A federal jury convicted Katopodis two weeks ago of 96 counts of wire fraud and mail fraud. Katopodis used a publicly funded charity for private purposes, including trips to casinos and overseas vacations. Myriad politicians benefited from charity funds, testimony in court showed. The City of Birmingham and Jefferson County gave more than $1 million to the charity between 2001 and 2007.
Katopodis appeared in court in an orange jumpsuit, his prisoner fatigues from the Shelby County Jail where he is being held.
Today's hearing shed some light on why Judge Bowdre remanded Katopodis into federal custody immediately upon his conviction two weeks ago. During the hearing, prosecutors entered into evidence a police report detailing an incident at the home of Birmingham City Council President Carole Smitherman.
Last week, Smitherman described the incident to Birmingham Weekly. On Monday, June 29, Katopodis appeared at Smitherman's home during the early evening. According to Smitherman, she had gone to pick up some food for dinner, but her daughter and granddaughter were at home at the time. Smitherman said her daughter called her saying someone was banging on the doors and windows. Smitherman called the police who sent an officer to the house. Once the officer was at the scene, Smitherman's daughter came out of the house, only to be accosted by Katopodis. Katopodis claimed he had a subpoena to serve to Smitherman, even though the defense had rested its case earlier that day.

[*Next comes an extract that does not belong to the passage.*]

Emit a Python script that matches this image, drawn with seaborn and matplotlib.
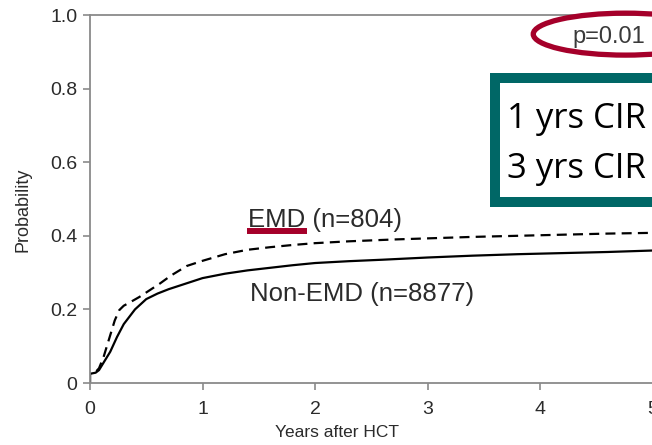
import numpy as np
import pandas as pd
import seaborn as sns
import matplotlib
matplotlib.use("Agg")
import matplotlib.pyplot as plt
from matplotlib.patches import Ellipse, Rectangle

# Cumulative incidence of relapse after HCT
years_non_emd = [0, 0, 0.05, 0.08, 0.12, 0.18, 0.24, 0.30, 0.40, 0.50, 0.60, 0.70,
                 0.80, 0.90, 1.00, 1.20, 1.40, 1.60, 1.80, 2.00, 2.30, 2.60, 3.00,
                 3.40, 3.80, 4.20, 4.60, 5.00, 5.60]
cir_non_emd = [0, 0.025, 0.028, 0.035, 0.055, 0.085, 0.125, 0.160, 0.200, 0.228,
               0.243, 0.255, 0.265, 0.275, 0.285, 0.297, 0.306, 0.313, 0.320, 0.326,
               0.331, 0.335, 0.341, 0.346, 0.350, 0.353, 0.356, 0.360, 0.362]

years_emd = [0, 0, 0.05, 0.08, 0.12, 0.17, 0.22, 0.26, 0.30, 0.36, 0.44, 0.52, 0.62,
             0.72, 0.86, 1.00, 1.20, 1.40, 1.60, 1.80, 2.00, 2.30, 2.70, 3.00, 3.40,
             3.80, 4.20, 4.60, 5.00, 5.60]
cir_emd = [0, 0.025, 0.030, 0.040, 0.070, 0.120, 0.170, 0.198, 0.210, 0.220, 0.234,
           0.250, 0.270, 0.292, 0.318, 0.332, 0.350, 0.362, 0.369, 0.375, 0.380,
           0.385, 0.390, 0.393, 0.397, 0.400, 0.403, 0.406, 0.408, 0.410]

x_ticks = [0, 1, 2, 3, 4, 5]
y_ticks = [0, 0.2, 0.4, 0.6, 0.8, 1.0]
y_tick_labels = ["0", "0.2", "0.4", "0.6", "0.8", "1.0"]

label_emd = "EMD (n=804)"
label_non_emd = "Non-EMD (n=8877)"
p_text = "p=0.01"
cir_lines = ["1 yrs CIR", "3 yrs CIR"]

sns.set_theme(style="ticks")
plt.rcParams["font.family"] = ["Liberation Sans", "DejaVu Sans"]

W, H = 652, 445
fig = plt.figure(figsize=(W / 100, H / 100), dpi=100)
ax = fig.add_axes([90 / W, (H - 383) / H, 630 / W, 368 / H])

grey = "#8a8a8a"
text_col = "#2b2b2b"

non_df = pd.DataFrame({"years": years_non_emd, "cir": cir_non_emd})
emd_df = pd.DataFrame({"years": years_emd, "cir": cir_emd})

sns.lineplot(data=non_df, x="years", y="cir", estimator=None, sort=False,
             color="black", linewidth=1.6, ax=ax)
sns.lineplot(data=emd_df, x="years", y="cir", estimator=None, sort=False,
             color="black", linewidth=1.6, linestyle=(0, (4.5, 2.8)), ax=ax)

ax.set_xlim(0, 5.6)
ax.set_ylim(0, 1.0)
ax.set_xticks(x_ticks)
ax.set_xticklabels([str(t) for t in x_ticks])
ax.set_yticks(y_ticks)
ax.set_yticklabels(y_tick_labels)

for side in ["left", "bottom", "top", "right"]:
    ax.spines[side].set_color(grey)
    ax.spines[side].set_linewidth(1.3)

ax.tick_params(axis="both", colors=grey, labelcolor=text_col, labelsize=14,
               width=1.2, length=5)
ax.tick_params(axis="y", pad=4)
ax.tick_params(axis="x", pad=8)

ax.set_xlabel("Years after HCT", fontsize=12.5, color=text_col)
ax.set_ylabel("Probability", fontsize=13, color=text_col)
ax.xaxis.set_label_coords((337 - 90) / 630, -0.115)
ax.yaxis.set_label_coords((32 - 90) / 630, 0.47)

# curve labels
ax.text(1.404, 0.424, label_emd, fontsize=18.5, color=text_col, va="baseline", ha="left")
ax.text(1.42, 0.223, label_non_emd, fontsize=18.5, color=text_col, va="baseline", ha="left")
ax.plot([1.396, 1.93], [0.413, 0.413], color="#a5002a", linewidth=4.3,
        solid_capstyle="butt", clip_on=False)

# p-value with highlight ring
ax.text(4.284, 0.924, p_text, fontsize=17, color="#3a3a3a", va="baseline", ha="left")
ax.add_patch(Ellipse((4.76, 0.948), 1.64, 0.114, fill=False, edgecolor="#a5002a",
                     linewidth=3.8, clip_on=False, zorder=5))

# CIR box
ax.add_patch(Rectangle((3.6, 0.492), 3.0, 0.337, facecolor="white",
                       edgecolor="#006766", linewidth=7.2, clip_on=False, zorder=4))
ax.text(3.71, (383 - 128) / 368, cir_lines[0], fontsize=25, color="black",
        family=["Open Sans", "DejaVu Sans"], va="baseline", ha="left", zorder=6,
        clip_on=False)
ax.text(3.71, (383 - 178) / 368, cir_lines[1], fontsize=25, color="black",
        family=["Open Sans", "DejaVu Sans"], va="baseline", ha="left", zorder=6,
        clip_on=False)

fig.savefig("out.png", dpi=100)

During the trial, Smitherman testified that she felt pressured by Katopodis to attend a women's leadership conference in Cairo, Egypt. After she refused to go on the trip, Katopodis became angry with her, she testified. Testimony and evidence in court showed that Katopodis had already paid for the trip out of Computer Help for Kids funds.
Katopodis is scheduled for sentencing October 28.